I just finished reading this paper. It is very relevant to the work I’m doing now on grid cells as I just reimplemented “Vector-based navigation using grid-like representations in artificial agents” in pytorch. I got similar results as in the paper, namely that only in specific circumstances could I get grid cells to appear in the neural network, which was based on particular hyperparameters.
Their main claim in the paper is that “Unique to Neuroscience, deep
learning models can be used not only as a tool but interpreted as models of the brain. The central claims of recent deep learning-based models of brain circuits are that they make novel predictions about neural phenomena or shed light on the fundamental functions being optimized….It is highly improbable that Deep Learning models of path integration would have produced grid cells as a novel prediction simply from task-training, had grid cells not already been known to exist….These results challenge the notion that deep networks offer a free lunch for Neuroscience in terms of discovering the brain’s optimization problems or generating novel a priori predictions about single-neuron representations, and warn that caution is needed when building and interpreting such models”
I would agree and in fact think its very dangerous to read too much into deep learning models for inspiration of what the brain is optimizing for. ANNs are already very loose cartoon caricatures of brains, they are implemented as electric impulse point neurons. Real neurons have top down and bottom up communications, communicate via chemical, electrical, and multiple brain waves oscillations,are massively parallel, among other characteristics that we do not emulate in deep learning. I do strongly believe that deep learning can learn a lot from neuroscience though. If we are to build more intelligent machines, brains of biological creatures seems to be the best area to study from.
In the paper, they demonstrate that:
- almost all ANNs trained on path integration (PI) learn to optimally encode position, but almost never learn grid cell firing codes.
- grid period and period ratios depend on hyperparameters and not on the task itself!!!
- the appearance of grid cells depends WHOLLY on encoding of the supervised target and not on the task itself.
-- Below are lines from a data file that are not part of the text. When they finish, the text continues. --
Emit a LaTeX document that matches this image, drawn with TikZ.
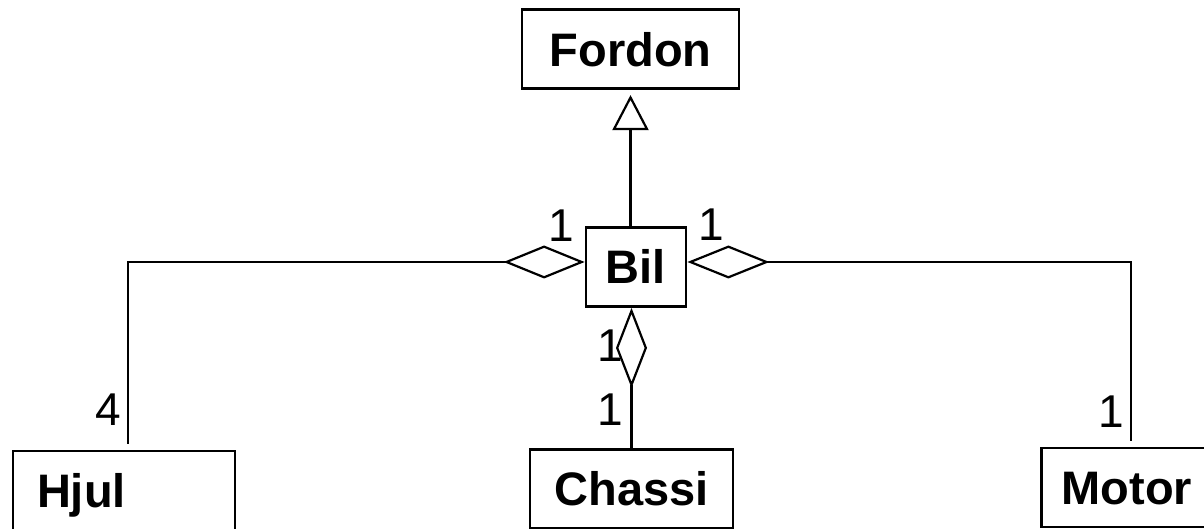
\documentclass[tikz,border=0pt]{standalone}
\usepackage{fontspec}
\setmainfont{Liberation Sans}
\usetikzlibrary{arrows.meta, positioning}

\begin{document}
\begin{tikzpicture}[
    x=1pt, y=1pt,
    line join=miter,
    classbox/.style={draw, line width=2.8pt, inner sep=0pt, minimum height=79pt,
        font=\bfseries\fontsize{47}{50}\selectfont, text height=34pt, text depth=0pt},
    link/.style={line width=2.2pt},
    mult/.style={font=\fontsize{46}{50}\selectfont, inner sep=0pt},
    has/.style={-{Diamond[open, length=#1, width=33pt]}},
    isa/.style={-{Triangle[open, length=35pt, width=36pt]}}
]
\useasboundingbox (0,0) rectangle (1204,529);

% classes
\node[classbox, minimum width=100pt] (bil) at (636,262) {Bil};
\node[classbox, minimum width=217pt, above=136pt of bil, xshift=-5.5pt] (fordon) {Fordon};
\node[classbox, minimum width=203pt, below=140pt of bil, xshift=-4.5pt] (chassi) {Chassi};
\node[classbox, text width=174pt, align=left, inner xsep=24pt] (hjul) at (124,38.5) {Hjul};
\node[classbox, inner xsep=20pt] (motor) at (1127,41.5) {Motor};

\coordinate (bilw) at ([yshift=5pt]bil.west);
\coordinate (bile) at ([yshift=5pt]bil.east);

% inheritance
\draw[link, isa, shorten >=5pt] (fordon.south |- bil.north) -- (fordon.south);

% aggregations
\draw[link, has=81pt] ([xshift=4pt, yshift=6pt]hjul.north) |- (bilw);
\draw[link, has=82pt] ([xshift=4pt, yshift=6pt]motor.north) |- (bile);
\draw[link, -{Diamond[open, length=80pt, width=31pt]}] (chassi.north) -- (chassi.north |- bil.south);

% multiplicities
\node[mult] (m1) at (561,303.5) {1};
\node[mult] (m2) at (711,304.5) {1};
\node[mult] (m3) at (610,183.5) {1};
\node[mult] (m4) at (610,119) {1};
\node[mult] (m5) at (108,119.5) {4};
\node[mult] (m6) at (1111,117) {1};

\end{tikzpicture}
\end{document}
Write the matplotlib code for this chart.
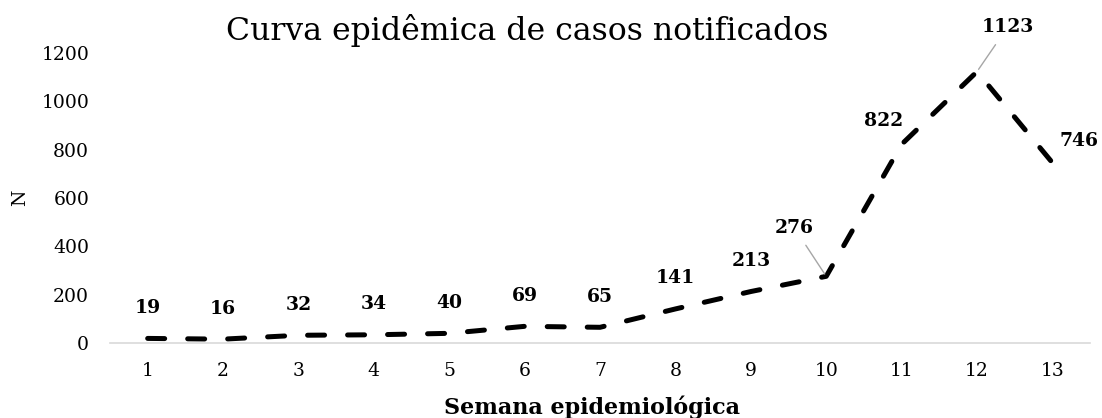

- unstable: the specific encoding requires many hyperparameters and small alterations results in the loss of those grid cells
They trained 415 different ANNs across various ranges of network architectures, activation functions, optimizers, loss, supervised targets, and various ANN parameters (dropout,regularization,etc) and found almost all did PI well (88%) while only (12.7%) learned grid cell like firing patterns.
Of interesting note, they found that grid cells only appeared from encoding a target of Difference-of-Gausian (DoG):
“Only by making readout encoding by a DoGshapre of tuning curve sometimes resulted in lattices”
I had to look that up. DoG is just an image processing algorithm that involves the subtraction of one Gaussian blurred version of an original image from another, less blurred version of the original using convolutions.
They also found that grid modules measuring different periods usually did not appear and instead the network only usually learned one module of grid cells.
The suggest that the dropout acts as a form of error correcting as is suggested as part of the functional use of grid cells in many neuroscience papers. To that end I would expect ANN models with dropout to do better, but I did not see any specific notes about that in the paper.
When I think about grid cells, they seem to fire for many non PI tasks and many believe that grid cells are a core component of a cognitive map. I am interested to find out what are the special computational properties of grid cells and with their interaction with place cells that may be useful for building new types of ANNs. Most of the neuroscience inspired AI ideas only take bits and pieces from neuroscience and exploit a specific computational property (CNNs, attention mechanisms,etc) to make them useful for ANNs.
If we are to look at the results from the analysis of 3D grid cell experiments, we expect to not see any grid patterns at all, so that is something else to consider.
I do think there is something useful we can use from grid cells, but it requires further investigation.